I graduated recently. Three days later, I had the opportunity to hear higher education guru Dr. Vincent Tinto address a packed room of educators, student affairs personnel, and grad students at a one-day professional development conference. His appeals to the audience on how best to enhance student success were earnest:

“[Students] want to come to finish something. . . [We need] to help students out in ways to lead them to want to stay. . . It is one thing for universities to act to retain students, it is another for them to act in ways that lead students to want to persist and acquire the abilities and support to do so. . . Expectations [students] have may hamper [their] first year–how are they shaped during the first semester?”

Recent studies show that about half of all doctoral students leave their programs before completing their doctorates. Tinto’s extensive published research on student retention, growth, and attainment (i.e., Completing College: Rethinking Institutional Action and Leaving College: Rethinking the Causes and Cures of Student Attrition) has largely centered on post-secondary undergraduates in four-year colleges and universities, with an emphasis on the first year of enrollment. However, his entreaties, which I and my peers largely had heard before in our various lectures, discussions, and readings on student persistence and retention, still resonated with many of us as we recalled our own journeys as graduate students in academia.

On the retention front, there are valid reasons for challenged graduate students to find solidarity with undergrads. So, too, for doctoral students, who are juggling many obligations, it’s not always easy to stay on the four-, five-, or six-year academic plan. The impression that older students, who’ve already conquered post-secondary training, are more mature, centered, and well-equipped to handle the academic and social rigors of advanced university education, may not hold true for all. In addition, life’s trials, which often involve major financial, emotional, and familial issues that trigger disruptions in the best laid academic plans, may impede straight-line progress in their ongoing research programs.

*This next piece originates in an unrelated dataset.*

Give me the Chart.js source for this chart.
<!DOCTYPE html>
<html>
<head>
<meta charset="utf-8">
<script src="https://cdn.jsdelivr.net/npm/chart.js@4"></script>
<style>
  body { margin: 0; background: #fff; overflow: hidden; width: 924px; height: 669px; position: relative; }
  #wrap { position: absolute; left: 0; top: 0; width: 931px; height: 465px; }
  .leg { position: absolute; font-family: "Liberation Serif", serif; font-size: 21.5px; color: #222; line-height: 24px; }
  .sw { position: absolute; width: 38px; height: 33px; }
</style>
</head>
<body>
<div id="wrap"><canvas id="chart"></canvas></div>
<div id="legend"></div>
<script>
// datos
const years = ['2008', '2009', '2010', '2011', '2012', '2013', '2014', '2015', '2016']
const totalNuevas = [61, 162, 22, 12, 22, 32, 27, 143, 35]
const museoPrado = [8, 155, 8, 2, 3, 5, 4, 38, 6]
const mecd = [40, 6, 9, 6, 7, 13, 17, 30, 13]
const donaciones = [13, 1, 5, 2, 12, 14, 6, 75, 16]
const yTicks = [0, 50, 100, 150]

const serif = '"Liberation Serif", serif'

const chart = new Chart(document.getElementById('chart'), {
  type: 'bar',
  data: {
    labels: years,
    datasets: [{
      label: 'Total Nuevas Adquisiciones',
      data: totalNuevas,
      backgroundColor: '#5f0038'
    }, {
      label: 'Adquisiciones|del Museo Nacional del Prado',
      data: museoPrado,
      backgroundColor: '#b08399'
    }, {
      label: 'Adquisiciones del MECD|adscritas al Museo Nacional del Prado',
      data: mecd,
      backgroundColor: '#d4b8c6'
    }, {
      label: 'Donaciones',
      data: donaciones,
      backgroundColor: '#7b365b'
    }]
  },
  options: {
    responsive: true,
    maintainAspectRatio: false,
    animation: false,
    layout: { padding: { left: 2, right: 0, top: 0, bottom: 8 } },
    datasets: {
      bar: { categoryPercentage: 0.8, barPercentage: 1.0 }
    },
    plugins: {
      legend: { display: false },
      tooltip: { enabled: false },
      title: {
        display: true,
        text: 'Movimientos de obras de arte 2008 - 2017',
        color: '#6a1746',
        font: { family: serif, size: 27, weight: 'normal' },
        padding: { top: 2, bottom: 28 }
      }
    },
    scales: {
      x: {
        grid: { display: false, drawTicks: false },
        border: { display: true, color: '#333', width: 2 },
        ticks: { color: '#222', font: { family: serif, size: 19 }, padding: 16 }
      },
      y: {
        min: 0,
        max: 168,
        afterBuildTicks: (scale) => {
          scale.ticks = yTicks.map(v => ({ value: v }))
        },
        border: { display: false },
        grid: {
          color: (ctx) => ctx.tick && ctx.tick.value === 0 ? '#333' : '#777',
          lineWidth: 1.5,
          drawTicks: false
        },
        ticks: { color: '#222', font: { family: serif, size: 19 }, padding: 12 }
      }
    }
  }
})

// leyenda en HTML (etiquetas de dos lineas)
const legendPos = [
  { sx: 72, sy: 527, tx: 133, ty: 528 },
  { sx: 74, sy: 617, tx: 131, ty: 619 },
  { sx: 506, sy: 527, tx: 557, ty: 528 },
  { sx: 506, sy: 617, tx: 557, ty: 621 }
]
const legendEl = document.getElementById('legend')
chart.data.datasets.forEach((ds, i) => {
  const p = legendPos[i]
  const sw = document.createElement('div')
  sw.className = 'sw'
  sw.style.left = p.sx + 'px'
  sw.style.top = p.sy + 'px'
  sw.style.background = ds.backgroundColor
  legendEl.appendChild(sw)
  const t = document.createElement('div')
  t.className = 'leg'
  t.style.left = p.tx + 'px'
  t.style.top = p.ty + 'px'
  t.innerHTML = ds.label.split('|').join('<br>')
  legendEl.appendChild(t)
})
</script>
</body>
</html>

At the doctoral level there seems to be a lot of room for institutions to either improve or consider resources that might provide graduate students much-needed assists throughout their doctoral programs. Tinto, the Distinguished University Professor of Education at Syracuse University, has addressed doctoral student attrition, which he says continues to be a more obscure problem in higher education. In Leaving College he proposed a model of doctoral student persistence, which suggests strategies to help struggling graduate students persevere in their programs. The modes of support that we heard Tinto largely embrace for undergrads aren’t too different from those which might help improve graduate student retention:

Availability of Support, Ranging from Financial and Advising to Academic and Social. Institutional backing of effective initiatives that include counselors, mentors, and cohort programs, as well as learning communities and student organizations–but for graduate students–could be beneficial. Though it’s assumed that grad students, typically have more outside commitments and influences vying for their time than undergrads do, the availability of such resources could better influence doctoral student success.

Early Warning Systems. To proactively stave off dropout threats, Tinto proposed using predictive data analyses and in- and out-of-class indicators to quietly sound alarms that might help advisors and mentors steer beneficial resources toward students who need them. Institutions’ effective and committed responses to helping grad students address any problems faced during their programs, could positively influence program retention.

Sense of Belonging. In his research on doctoral persistence, Tinto focused on the significance of how well students fit into and felt an affinity toward their university’s academic and social environments. When we feel as though we don’t belong, such indifference can cause any desire to excel or succeed to flame out.

Learning and Motivation. Tinto found that students who see themselves as being engaged in meaningful learning activities are more likely to want to stay and continue learning. Doctoral students motivated to finish their coursework or dissertations are no different.

As colleges and universities pay intense focus to undergraduate student retention, doctoral student persistence also deserves heightened emphasis to improve low retention rates that have not significantly improved in years.